Taxpayers have every right to be irked. The request calls for raising the national debt ceiling from $10.6 trillion to $11.3 trillion. Largely unregulated, Wall Street raked in the money when credit was easy, creating the markets and the mess that remained after the housing market collapsed. And now the government is bailing them out at the expense of the American public. The banks get to move forward, while the cash-strapped working class gets saddled with the long-term expenses from bailing them out.

The crisis has so far claimed the lives of two investment banks and forced another into the arms of a giant commercial bank. But it's far from certain that Wall Street will emerge from this chapter with any newfound self-reform. When the next new risky creative type of financing is developed, bankers will most certainly eat it up with reckless abandon as always. And why not? If it fails, Paulson's plan seems to suggest, Uncle Sam will help us out.

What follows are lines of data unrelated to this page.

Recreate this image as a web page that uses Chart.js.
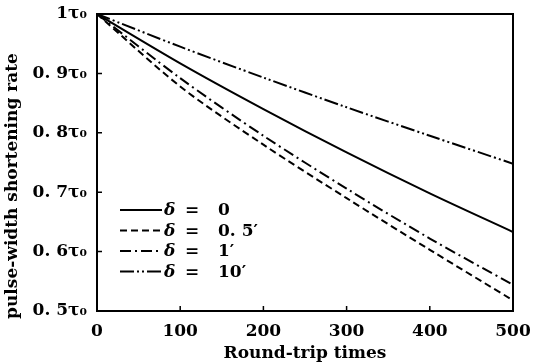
<!DOCTYPE html>
<html lang="en">
<head>
    <meta charset="UTF-8">
    <title>Pulse-width shortening rate</title>
    <script src="https://cdn.jsdelivr.net/npm/chart.js"></script>
    <style>
        html, body { margin: 0; padding: 0; background: #fff; }
        #wrap { width: 534px; height: 364px; }
    </style>
</head>
<body>
    <div id="wrap"><canvas id="chart"></canvas></div>

    <script>
        // values
        const roundTrips = [0, 100, 200, 300, 400, 500];
        const delta0 = [1, 0.917, 0.840, 0.767, 0.698, 0.633];
        const delta05 = [1, 0.878, 0.780, 0.690, 0.603, 0.518];
        const delta1 = [1, 0.892, 0.795, 0.706, 0.622, 0.544];
        const delta10 = [1, 0.945, 0.893, 0.843, 0.795, 0.748];
        const seriesLabels = ['0', '0. 5\u2032', '1\u2032', '10\u2032'];
        const yTickLabels = { 1: '1\u03c4\u2080', 0.9: '0. 9\u03c4\u2080', 0.8: '0. 8\u03c4\u2080', 0.7: '0. 7\u03c4\u2080', 0.6: '0. 6\u03c4\u2080', 0.5: '0. 5\u03c4\u2080' };
        const yTitle = 'pulse-width shortening rate';

        const serif = '"DejaVu Serif", "Liberation Serif", serif';

        function pts(vals) {
            return roundTrips.map((x, i) => ({ x: x, y: vals[i] }));
        }

        const dashes = [[], [7, 4], [11, 4, 2, 4], [14, 3, 2, 3, 2, 3]];
        const sets = [delta0, delta05, delta1, delta10].map((v, i) => ({
            label: seriesLabels[i],
            data: pts(v),
            borderColor: '#000',
            borderWidth: 2,
            borderDash: dashes[i],
            pointRadius: 0,
            tension: 0.3,
            fill: false
        }));

        // frame, inward ticks, y title and the legend drawn inside the plot
        const framePlugin = {
            id: 'frame',
            afterDraw(chart) {
                const ctx = chart.ctx;
                const a = chart.chartArea;
                const xs = chart.scales.x, ys = chart.scales.y;
                ctx.save();
                ctx.strokeStyle = '#000';
                ctx.lineWidth = 2;
                ctx.strokeRect(a.left, a.top, a.right - a.left, a.bottom - a.top);
                ctx.lineWidth = 1.5;
                ctx.beginPath();
                roundTrips.forEach(v => {
                    const px = xs.getPixelForValue(v);
                    ctx.moveTo(px, a.bottom); ctx.lineTo(px, a.bottom - 5);
                });
                Object.keys(yTickLabels).forEach(v => {
                    const py = ys.getPixelForValue(Number(v));
                    ctx.moveTo(a.left, py); ctx.lineTo(a.left + 5, py);
                });
                ctx.stroke();

                // y title, sitting a bit below the middle like the original
                ctx.save();
                ctx.translate(13, 186);
                ctx.rotate(-Math.PI / 2);
                ctx.font = 'bold 17px ' + serif;
                ctx.textAlign = 'center';
                ctx.textBaseline = 'middle';
                ctx.fillStyle = '#000';
                ctx.fillText(yTitle, 0, 0);
                ctx.restore();

                // legend
                const lx = a.left + 23, ly = ys.getPixelForValue(0.67);
                chart.data.datasets.forEach((ds, i) => {
                    const y = ly + i * 20.5;
                    ctx.lineWidth = 2;
                    ctx.setLineDash(ds.borderDash);
                    ctx.beginPath();
                    ctx.moveTo(lx, y); ctx.lineTo(lx + 42, y);
                    ctx.stroke();
                    ctx.setLineDash([]);
                    ctx.fillStyle = '#000';
                    ctx.textBaseline = 'middle';
                    ctx.font = 'bold italic 17px ' + serif;
                    ctx.fillText('\u03b4', lx + 44, y + 1);
                    ctx.font = 'bold 17px ' + serif;
                    ctx.fillText('=', lx + 65, y + 1);
                    ctx.fillText(ds.label, lx + 98, y + 1);
                });
                ctx.restore();
            }
        };

        new Chart(document.getElementById('chart'), {
            type: 'line',
            data: { datasets: sets },
            options: {
                responsive: true,
                maintainAspectRatio: false,
                animation: false,
                layout: { padding: { top: 14, right: 21, left: 0, bottom: 0 } },
                plugins: { legend: { display: false }, tooltip: { enabled: false } },
                scales: {
                    x: {
                        type: 'linear',
                        min: 0,
                        max: 500,
                        grid: { display: false },
                        border: { display: false },
                        ticks: { stepSize: 100, color: '#000', font: { family: serif, size: 17, weight: 'bold' }, padding: 2, maxRotation: 0 },
                        title: { display: true, text: 'Round-trip times', color: '#000', font: { family: serif, size: 17, weight: 'bold' }, padding: { top: -5, bottom: 0 } },
                        afterFit(scale) { scale.height = 53; }
                    },
                    y: {
                        min: 0.5,
                        max: 1,
                        grid: { display: false },
                        border: { display: false },
                        ticks: {
                            stepSize: 0.1,
                            color: '#000',
                            padding: 2,
                            font: { family: serif, size: 17, weight: 'bold' },
                            callback: v => yTickLabels[Math.round(v * 10) / 10] || ''
                        },
                        afterFit(scale) { scale.width = 97; }
                    }
                }
            },
            plugins: [framePlugin]
        });
    </script>
</body>
</html>
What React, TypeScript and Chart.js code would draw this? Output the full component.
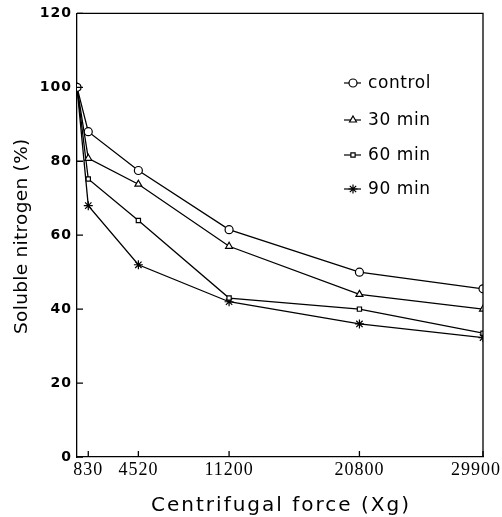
import React, { useEffect, useRef } from 'react';
import { Chart, registerables } from 'chart.js';
import { drawPoint } from 'chart.js/helpers';

Chart.register(...registerables);

const forces = [0, 830, 4520, 11200, 20800, 29900];
const xTickValues = [830, 4520, 11200, 20800, 29900];
const seriesNames = ['control', '30 min', '60 min', '90 min'];
const control = [100, 88, 77.5, 61.5, 50, 45.5];
const min30 = [100, 80.8, 73.8, 57, 44, 40];
const min60 = [100, 75.2, 64, 43, 40, 33.5];
const min90 = [100, 68, 52, 42, 36, 32.3];
const pointStyles = ['circle', 'triangle', 'rect', 'star'];
const pointRadii = [4, 4, 3, 4.5];
const xTitle = 'Centrifugal force (Xg)';
const yTitle = 'Soluble nitrogen (%)';

const seriesValues = [control, min30, min60, min90];

const spacingPlugin = {
  id: 'spacing',
  beforeDraw(chart: any) {
    chart.ctx.letterSpacing = '1px';
  },
};

const framePlugin = {
  id: 'frame',
  afterDraw(chart: any) {
    const { ctx, chartArea, width } = chart;
    const { left, right, top, bottom } = chartArea;
    ctx.save();
    ctx.letterSpacing = '0px';
    ctx.strokeStyle = '#000';
    ctx.lineWidth = 1.3;
    ctx.beginPath();
    ctx.moveTo(left, top);
    ctx.lineTo(right, top);
    ctx.lineTo(right, bottom);
    ctx.stroke();
    // inside ticks
    const xs = chart.scales.x;
    const ys = chart.scales.y;
    ctx.beginPath();
    xTickValues.forEach((v) => {
      const px = xs.getPixelForValue(v);
      ctx.moveTo(px, bottom);
      ctx.lineTo(px, bottom - 6);
    });
    ys.ticks.forEach((t: any) => {
      const py = ys.getPixelForValue(t.value);
      ctx.moveTo(left, py);
      ctx.lineTo(left + 6, py);
    });
    ctx.stroke();

    // x tick labels
    ctx.fillStyle = '#000';
    ctx.font = '18px "Liberation Serif"';
    ctx.letterSpacing = '1px';
    ctx.textBaseline = 'alphabetic';
    xTickValues.forEach((v) => {
      const label = String(v);
      const px = xs.getPixelForValue(v);
      const w = ctx.measureText(label).width;
      let x0 = px - w / 2;
      if (x0 + w > width - 1) x0 = width - 1 - w;
      ctx.textAlign = 'left';
      ctx.fillText(label, x0, bottom + 18);
    });

    // x title
    ctx.font = '20px "DejaVu Sans"';
    ctx.letterSpacing = '2px';
    ctx.textAlign = 'center';
    ctx.fillText(xTitle, (left + right) / 2 + 1, bottom + 54);

    // y title
    ctx.save();
    ctx.font = '18.5px "DejaVu Sans"';
    ctx.letterSpacing = '0.3px';
    ctx.textAlign = 'center';
    ctx.textBaseline = 'middle';
    ctx.translate(22, (top + bottom) / 2 + 1);
    ctx.rotate(-Math.PI / 2);
    ctx.fillText(yTitle, 0, 0);
    ctx.restore();

    // legend
    const legendX = 353;
    const legendYs = [83, 120, 155, 189];
    ctx.font = '17px "DejaVu Sans"';
    ctx.letterSpacing = '0.6px';
    ctx.textBaseline = 'middle';
    ctx.textAlign = 'left';
    seriesNames.forEach((name, i) => {
      const y = legendYs[i];
      ctx.strokeStyle = '#000';
      ctx.lineWidth = 1.2;
      ctx.beginPath();
      ctx.moveTo(legendX - 9, y);
      ctx.lineTo(legendX + 8, y);
      ctx.stroke();
      ctx.fillStyle = '#fff';
      drawPoint(ctx, { pointStyle: pointStyles[i], radius: pointRadii[i], rotation: 0, borderWidth: 1.2 } as any, legendX, y);
      ctx.fillStyle = '#000';
      ctx.fillText(name, legendX + 15, y + 1);
    });
    ctx.restore();
  },
};

export default function App() {
  const ref = useRef<HTMLCanvasElement | null>(null);
  useEffect(() => {
    document.body.style.margin = '0';
    document.body.style.background = '#fff';
    if (!ref.current) return;
    const datasets = seriesNames.map((name, i) => ({
      label: name,
      data: forces.map((f, j) => ({ x: f, y: seriesValues[i][j] })),
      showLine: true,
      borderColor: '#000',
      borderWidth: 1.3,
      pointStyle: pointStyles[i],
      pointRadius: pointRadii[i],
      pointBorderWidth: 1.2,
      pointBorderColor: '#000',
      pointBackgroundColor: '#fff',
      tension: 0,
    }));
    const chart = new Chart(ref.current, {
      type: 'scatter',
      data: { datasets },
      options: {
        animation: false,
        responsive: false,
        devicePixelRatio: 1,
        layout: { padding: { top: 13, right: 19, left: 0, bottom: 0 } },
        plugins: { legend: { display: false }, tooltip: { enabled: false } },
        scales: {
          x: {
            type: 'linear',
            min: 0,
            max: 29900,
            afterBuildTicks: (scale: any) => {
              scale.ticks = xTickValues.map((v) => ({ value: v }));
            },
            afterFit: (scale: any) => {
              scale.height = 60;
              scale.paddingLeft = 0;
              scale.paddingRight = 0;
            },
            grid: { display: true, drawOnChartArea: false, drawTicks: false },
            border: { display: true, color: '#000', width: 1.3 },
            ticks: { display: false },
            title: { display: false, text: xTitle },
          },
          y: {
            min: 0,
            max: 120,
            afterFit: (scale: any) => {
              scale.width = 77;
            },
            grid: { display: true, drawOnChartArea: false, drawTicks: false },
            border: { display: true, color: '#000', width: 1.3 },
            ticks: {
              stepSize: 20,
              color: '#000',
              padding: 5,
              font: { family: '"DejaVu Sans"', size: 14, weight: 'bold' },
            },
            title: { display: false, text: yTitle },
          },
        },
      } as any,
      plugins: [spacingPlugin, framePlugin],
    });
    return () => chart.destroy();
  }, []);
  return (
    <div style={{ width: 502, height: 517, background: '#fff' }}>
      <canvas ref={ref} width={502} height={517} />
    </div>
  );
}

But Paulson's plan will not be a panacea. By buying up the troubled assets, the government will essentially force the banks into selling them, which will create huge losses on their books. Moreover, as Felix Salmon points out, there are many questions about just how these assets will be priced. Banks still hold these assets not because they can't sell them, but because they are unwilling to sell them at the deeply discounted prices being offered for them. Will this really only cost $700 billion? It's anyone's guess. Remember how little Congress expected the Iraq war to cost in 2003.

All this means we will continue to experience some short-term pain. Executives at Morgan Stanley and Goldman Sachs, the last two remaining independent investment banks, reportedly continued to weigh their options over this weekend. It's far from clear that Paulson's bailout will enable them to move forward as independent firms. (Update:Sunday night, the Federal Reserve announced that Morgan and Goldman would become bank holding companies. For more, read here.)

The Dow may have surged on Thursday and Friday, but the markets will likely continue to experience volatility in the months to come. Moreover, while Democrats and Republicans have so far appeared to be in unison on this matter, there are no guarantees this will sail through Congress by the end of this week as Paulson hopes. It's a monumental request, and it shouldn't be rushed through without some serious questioning.

And of course, the execution of this plan will be the responsibility of a new administration and potentially a new Treasury Secretary.

Nobody ever said starting over would be easy.